**WHAT THE TASK REQUIRES**
In the records below, find the line that contains "Reproduce this chart with matplotlib." and the line that contains "import matplotlib.transforms as mtransforms". Set down exactly those lines and every line between them, and nothing more.

**INFORMATION GIVEN**
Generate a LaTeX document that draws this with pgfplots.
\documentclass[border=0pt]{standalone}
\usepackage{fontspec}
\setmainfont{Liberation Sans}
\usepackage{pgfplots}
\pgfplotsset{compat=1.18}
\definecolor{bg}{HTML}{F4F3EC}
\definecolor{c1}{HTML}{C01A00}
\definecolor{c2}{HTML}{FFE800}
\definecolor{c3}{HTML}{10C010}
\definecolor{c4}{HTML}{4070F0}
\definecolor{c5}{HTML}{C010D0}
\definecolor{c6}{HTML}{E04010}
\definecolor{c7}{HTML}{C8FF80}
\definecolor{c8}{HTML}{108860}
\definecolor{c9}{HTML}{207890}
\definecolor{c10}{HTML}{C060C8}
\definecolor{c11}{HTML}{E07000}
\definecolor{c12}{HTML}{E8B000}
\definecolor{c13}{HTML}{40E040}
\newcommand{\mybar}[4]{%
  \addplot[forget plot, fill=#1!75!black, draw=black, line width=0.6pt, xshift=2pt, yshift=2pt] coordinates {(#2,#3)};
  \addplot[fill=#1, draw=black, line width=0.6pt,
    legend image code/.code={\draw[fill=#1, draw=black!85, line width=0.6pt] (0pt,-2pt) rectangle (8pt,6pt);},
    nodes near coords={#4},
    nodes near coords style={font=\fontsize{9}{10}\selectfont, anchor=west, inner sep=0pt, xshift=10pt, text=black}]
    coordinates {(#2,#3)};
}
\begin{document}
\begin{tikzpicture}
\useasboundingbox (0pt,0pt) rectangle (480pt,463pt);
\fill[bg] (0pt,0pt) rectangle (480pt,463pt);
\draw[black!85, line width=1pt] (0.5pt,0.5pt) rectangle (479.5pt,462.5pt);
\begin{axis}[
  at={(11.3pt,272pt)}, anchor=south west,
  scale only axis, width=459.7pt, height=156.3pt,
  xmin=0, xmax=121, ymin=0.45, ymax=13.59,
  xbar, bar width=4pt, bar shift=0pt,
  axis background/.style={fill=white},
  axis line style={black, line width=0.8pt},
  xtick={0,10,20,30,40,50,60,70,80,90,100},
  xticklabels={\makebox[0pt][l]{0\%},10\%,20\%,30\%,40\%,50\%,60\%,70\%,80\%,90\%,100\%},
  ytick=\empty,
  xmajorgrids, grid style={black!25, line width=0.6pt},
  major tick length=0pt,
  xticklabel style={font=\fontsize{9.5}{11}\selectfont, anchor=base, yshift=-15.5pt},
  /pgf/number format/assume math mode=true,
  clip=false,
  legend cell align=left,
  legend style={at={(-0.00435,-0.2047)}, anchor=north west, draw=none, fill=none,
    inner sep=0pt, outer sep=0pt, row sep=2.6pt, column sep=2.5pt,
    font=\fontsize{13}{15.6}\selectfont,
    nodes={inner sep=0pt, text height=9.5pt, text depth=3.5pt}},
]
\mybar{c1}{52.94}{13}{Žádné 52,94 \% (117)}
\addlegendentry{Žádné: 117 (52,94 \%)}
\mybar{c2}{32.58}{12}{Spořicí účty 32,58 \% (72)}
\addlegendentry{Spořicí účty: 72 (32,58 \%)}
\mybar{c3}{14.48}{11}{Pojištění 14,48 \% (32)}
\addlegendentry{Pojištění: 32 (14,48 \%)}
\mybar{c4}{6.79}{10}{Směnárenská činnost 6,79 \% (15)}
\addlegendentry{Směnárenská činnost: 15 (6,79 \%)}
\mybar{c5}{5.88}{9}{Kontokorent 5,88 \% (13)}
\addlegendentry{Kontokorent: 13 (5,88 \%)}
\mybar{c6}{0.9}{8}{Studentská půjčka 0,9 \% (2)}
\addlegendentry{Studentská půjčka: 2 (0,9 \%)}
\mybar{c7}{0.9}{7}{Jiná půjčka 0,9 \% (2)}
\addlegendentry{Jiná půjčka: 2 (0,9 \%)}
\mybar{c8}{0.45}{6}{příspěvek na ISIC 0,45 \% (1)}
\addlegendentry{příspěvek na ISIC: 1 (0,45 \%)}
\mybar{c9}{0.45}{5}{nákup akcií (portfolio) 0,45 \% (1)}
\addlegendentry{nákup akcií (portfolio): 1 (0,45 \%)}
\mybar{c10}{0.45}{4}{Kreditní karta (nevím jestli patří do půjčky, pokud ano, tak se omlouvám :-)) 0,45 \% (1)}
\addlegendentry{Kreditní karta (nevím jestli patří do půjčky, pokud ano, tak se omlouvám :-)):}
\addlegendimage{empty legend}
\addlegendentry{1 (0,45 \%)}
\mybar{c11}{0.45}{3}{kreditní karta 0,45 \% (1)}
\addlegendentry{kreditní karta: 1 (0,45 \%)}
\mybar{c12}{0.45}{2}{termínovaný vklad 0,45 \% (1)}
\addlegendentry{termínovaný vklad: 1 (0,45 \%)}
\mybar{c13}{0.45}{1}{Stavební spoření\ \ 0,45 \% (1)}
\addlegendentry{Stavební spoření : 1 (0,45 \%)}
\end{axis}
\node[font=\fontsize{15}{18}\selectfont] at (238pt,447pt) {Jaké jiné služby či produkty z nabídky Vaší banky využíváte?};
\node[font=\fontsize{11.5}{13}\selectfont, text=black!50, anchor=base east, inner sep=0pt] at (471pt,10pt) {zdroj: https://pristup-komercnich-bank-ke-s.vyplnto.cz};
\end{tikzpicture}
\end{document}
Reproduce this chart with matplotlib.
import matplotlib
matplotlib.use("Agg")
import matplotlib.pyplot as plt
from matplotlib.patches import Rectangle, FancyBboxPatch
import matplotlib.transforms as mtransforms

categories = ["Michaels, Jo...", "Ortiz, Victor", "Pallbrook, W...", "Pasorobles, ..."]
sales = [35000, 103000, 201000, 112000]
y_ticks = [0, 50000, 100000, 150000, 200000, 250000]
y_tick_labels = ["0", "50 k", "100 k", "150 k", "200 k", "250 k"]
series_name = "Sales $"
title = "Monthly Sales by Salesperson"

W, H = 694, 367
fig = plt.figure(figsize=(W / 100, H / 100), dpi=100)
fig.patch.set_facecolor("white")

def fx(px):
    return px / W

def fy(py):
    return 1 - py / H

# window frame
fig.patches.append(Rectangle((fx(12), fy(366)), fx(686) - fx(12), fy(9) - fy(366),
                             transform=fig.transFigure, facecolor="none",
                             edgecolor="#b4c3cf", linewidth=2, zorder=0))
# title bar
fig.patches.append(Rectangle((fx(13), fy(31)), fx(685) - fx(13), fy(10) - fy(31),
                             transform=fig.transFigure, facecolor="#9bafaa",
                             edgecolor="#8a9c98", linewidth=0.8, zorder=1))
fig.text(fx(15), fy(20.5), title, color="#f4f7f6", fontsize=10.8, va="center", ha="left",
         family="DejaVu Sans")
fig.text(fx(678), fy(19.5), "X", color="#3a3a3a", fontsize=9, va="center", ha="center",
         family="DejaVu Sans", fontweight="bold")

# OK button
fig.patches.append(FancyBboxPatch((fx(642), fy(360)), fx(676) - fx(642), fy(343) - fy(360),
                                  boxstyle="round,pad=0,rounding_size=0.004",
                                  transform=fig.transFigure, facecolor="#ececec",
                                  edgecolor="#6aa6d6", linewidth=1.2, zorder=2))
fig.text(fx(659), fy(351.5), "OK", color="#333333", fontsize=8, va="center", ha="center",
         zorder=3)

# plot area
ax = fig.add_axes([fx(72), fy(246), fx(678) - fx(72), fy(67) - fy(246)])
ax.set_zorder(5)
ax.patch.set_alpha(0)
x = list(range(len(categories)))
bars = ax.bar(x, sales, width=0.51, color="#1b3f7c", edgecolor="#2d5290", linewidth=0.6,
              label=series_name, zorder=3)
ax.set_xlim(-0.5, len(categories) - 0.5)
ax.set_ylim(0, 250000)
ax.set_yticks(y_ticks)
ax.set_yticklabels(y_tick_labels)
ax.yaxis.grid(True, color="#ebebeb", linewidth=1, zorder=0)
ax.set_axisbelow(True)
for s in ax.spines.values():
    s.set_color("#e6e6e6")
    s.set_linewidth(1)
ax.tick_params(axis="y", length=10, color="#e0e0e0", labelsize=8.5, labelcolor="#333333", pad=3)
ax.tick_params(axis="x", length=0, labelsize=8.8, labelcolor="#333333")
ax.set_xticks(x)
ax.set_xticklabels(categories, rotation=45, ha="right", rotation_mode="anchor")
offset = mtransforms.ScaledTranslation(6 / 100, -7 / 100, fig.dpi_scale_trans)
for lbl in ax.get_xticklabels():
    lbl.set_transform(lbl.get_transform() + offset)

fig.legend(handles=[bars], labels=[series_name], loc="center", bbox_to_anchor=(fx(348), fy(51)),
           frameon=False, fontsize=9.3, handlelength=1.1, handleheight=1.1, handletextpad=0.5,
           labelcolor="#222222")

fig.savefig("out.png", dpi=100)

**REPLY TO THE TASK**
Reproduce this chart with matplotlib.
import matplotlib
matplotlib.use("Agg")
import matplotlib.pyplot as plt
from matplotlib.patches import Rectangle, FancyBboxPatch
import matplotlib.transforms as mtransforms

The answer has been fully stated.